Aber auch innerhalb des lizenzfreien Repertoires hält die Auswahl – mit dem legitimen Schwerpunkt auf Werken in deutscher Sprache – einige Überraschungen bereit. So fehlt Rameau trotz der Wiederentdeckung einiger seiner Opern in jüngerer Zeit im Gegensatz etwa zu Lully (mit Atys und Persée vertreten), und Webers Oberon wird der Benutzer genauso wie E. T. A. Hoffmanns Undine vermissen. Dagegen trifft man auf Texte, die allenfalls noch aus historischer Sicht Interesse beanspruchen können wie etwa Johann Andrés Belmont und Constanze oder Die Entführung aus dem Serail (1781), vertont auf einen Text von Christoph Friedrich Bretzner, dem auch die Einrichtung von Johann Gottlieb Stephanie für Mozarts bekannte Oper zu Grunde liegt. Offenbar nahm der Herausgeber in solchen Fällen die selbst angegebene
Orientierung an der „Werkstatistik“ („Deutscher Bühnenverein – Bundesverband deutscher Theater“) für das Grundrepertoire, das durch gewichtige, aber weniger präsente Werke ergänzt wurde, nicht ganz so ernst.
Wohl ebenfalls aus Lizenzgründen wurde meist auf ältere Textausgaben und Übersetzungen zurückgegriffen, obgleich vielfach weitaus bessere Editionen (wie etwa im Falle Wagners die neue Serie des Reclam-Verlags) vorliegen. Das mag den normalen Opernbesucher (sofern dieser ohnehin nicht die knappe Inhaltsangaben in seinem Opernführer vorzieht) kaum stören, wohl aber Liebhaber und Forscher, bei denen es auf verlässliche Ausgaben ankommt, wenn es um Detailfragen geht.

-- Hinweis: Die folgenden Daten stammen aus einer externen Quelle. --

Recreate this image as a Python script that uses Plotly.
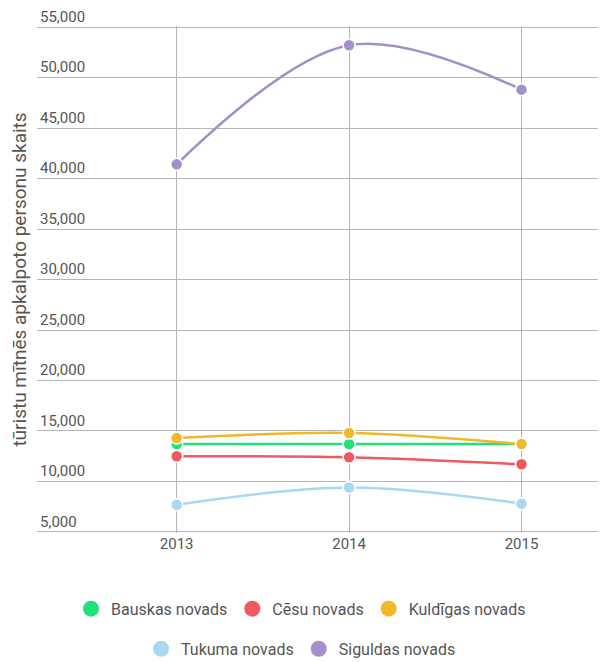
import plotly.graph_objects as go

years = ["2013", "2014", "2015"]
series_names = ["Bauskas novads", "Cēsu novads", "Kuldīgas novads", "Tukuma novads", "Siguldas novads"]
bauskas = [13700, 13700, 13700]
cesu = [12500, 12400, 11700]
kuldigas = [14300, 14800, 13700]
tukuma = [7700, 9400, 7800]
siguldas = [41400, 53200, 48800]
colors = ["#22e07a", "#f05a5f", "#f2b82c", "#a9d9f2", "#a58fcb"]
y_ticks = [5000, 10000, 15000, 20000, 25000, 30000, 35000, 40000, 45000, 50000, 55000]
y_title = "tūristu mītnēs apkalpoto personu skaits"

values = [bauskas, cesu, kuldigas, tukuma, siguldas]
legend_ids = ["legend", "legend", "legend", "legend2", "legend2"]

fig = go.Figure()
for name, vals, col in zip(series_names, values, colors):
    fig.add_trace(go.Scatter(
        x=years, y=vals, name=name, mode="lines+markers",
        line=dict(color=col, width=2.5, shape="spline", smoothing=1),
        marker=dict(color=col, size=12, line=dict(color="white", width=1.5)),
        showlegend=False,
    ))
# legend entries (circle symbols only)
for name, col, lg in zip(series_names, colors, legend_ids):
    fig.add_trace(go.Scatter(
        x=[None], y=[None], name=name, mode="markers",
        marker=dict(color=col, size=18),
        legend=lg, showlegend=True,
    ))

font = "Roboto, sans-serif"
fig.update_layout(
    width=598, height=654,
    margin=dict(l=29, r=0, t=18, b=129, autoexpand=False),
    paper_bgcolor="white", plot_bgcolor="white",
    font=dict(family=font, size=15, color="#555555"),
    xaxis=dict(
        type="category", range=[-0.81, 2.49],
        showgrid=True, gridcolor="#b5b5b5", gridwidth=1,
        showline=False, zeroline=False, ticks="",
        tickfont=dict(size=15, color="#555555"),
    ),
    yaxis=dict(
        range=[4900, 55100], tickvals=y_ticks, tickformat=",d",
        ticklabelposition="inside top", ticklabeloverflow="allow",
        showgrid=True, gridcolor="#b5b5b5", gridwidth=1,
        zeroline=False, showline=False, ticks="",
        tickfont=dict(size=15, color="#555555"),
        title=dict(text=y_title, font=dict(size=19, color="#555555"), standoff=12),
    ),
    legend=dict(orientation="h", x=0.464, xanchor="center", y=-0.116, yanchor="top",
                font=dict(size=16, color="#555555"), itemsizing="trace"),
    legend2=dict(orientation="h", x=0.464, xanchor="center", y=-0.195, yanchor="top",
                 font=dict(size=16, color="#555555"), itemsizing="trace"),
    showlegend=True,
)

fig.write_html("out.html")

Überhaupt besteht der eigentliche Wert einer solchen auf elektronischem Speichermedium angebotenen Sammlung ja weniger in der Möglichkeit zur (am Bildschirm doch recht unbequemen) Lektüre ausgewählter Libretti als in vergleichenden Studien mittels Such-Optionen, die in der Tat von einzelnen Wörtern bis hin zu kombinierten Themen und Sachgebieten sehr vielfältig sind.
Fazit: So ehrgeizig das Unternehmen zunächst anmutet, so eingeschränkt erweist sich die Brauchbarkeit der „Operntexte“ durch die genannten Mängel.